The building consists of a large central area consisting of shops, rides and places to eat, covered by a glass roof, and while there is a folk museum and more to explore in its recesses, it's only a little bigger than a football field, so I'm not quite convinced about its claims to fame in the size department. But even if it may initially appear small, it probably took us an hour to explore the three floors within it.
The rides are, on the whole, what you might expect from a small fun fair - though the balloons circuiting the roof with their passengers was something I hadn't seen before. That must offer excellent views and produce great photos especially at night, but unfortunately as I'm going through another rough patch with Meniere's I was in no condition to do anything remotely adventurous.
In addition to the indoor attractions, Lotte World also has an adjoining outdoor area called Magic Island, which really is situated on a lake. It's connected to the indoor area by a monorail, although it is possible to walk there as we did. Perhaps fittingly, at the end of the bridge to the island is a white castle, though not the kind that sells burgers, and beyond that are the more challenging rides, from roller-coasters to tall towers which people are dropped from at great speed. It's may be a little cold in winter, but this does mean the hot food sellers have a captive audience and prices to match.

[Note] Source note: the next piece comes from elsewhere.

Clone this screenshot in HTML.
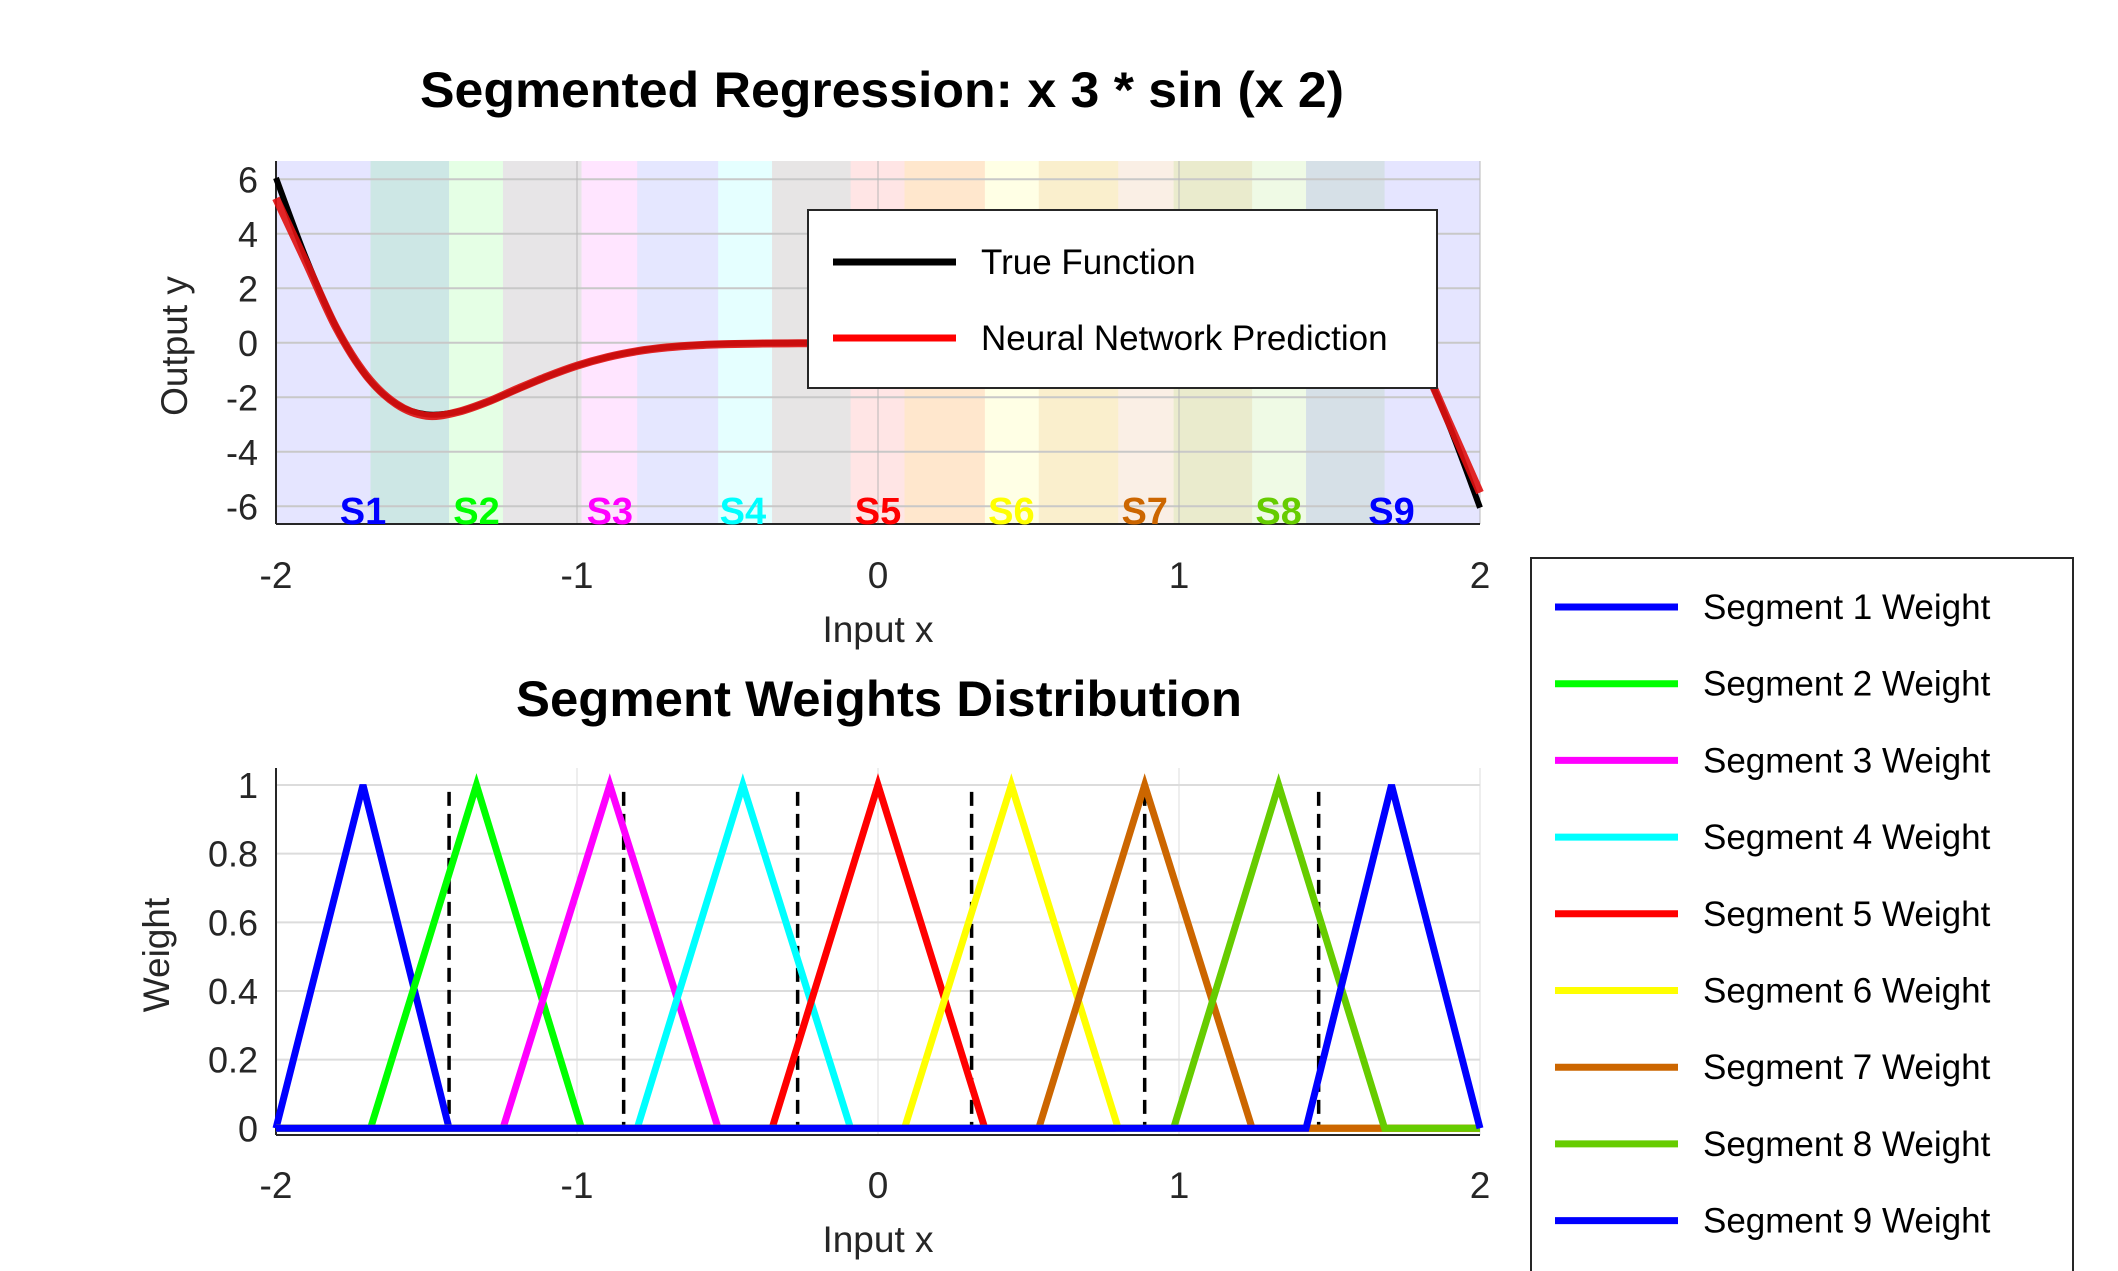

We were back inside by 8pm to see a live show, of what we weren't entirely clear. It transpired to be a Filipino group singing a few English Christmas songs, but things soon took off when they unexpectedly launched into a string of popular Korean pop songs. The audience was boosted by a large party of Chinese tourists who at one point, desperate to get a photograph with one of the singers, stopped her from returning to the stage when she had unwisely left its safety. It's said that Korean audiences don't know how to behave at certain events, but on this evidence China has them beaten. The presence of the tourists also undoubtedly means that by this time next year, the largest indoor theme park will be situated outside Shanghai, and called Zhotte World.
The middle of the indoor kingdom is open and overlooks an ice rink and more restaurants two floors below. Above this hangs a globe of the Earth which provides the focal point of the laser show which is held nightly at 9.30pm. Strictly speaking, it's more accurately a laser and fire show, which is my way of warning you not to stand too close to the torches situated around the balcony areas because the heat wave from them can be quite a shock to the system. The show is only 15 minutes long but not a bad way to round off the evening in Lotte World.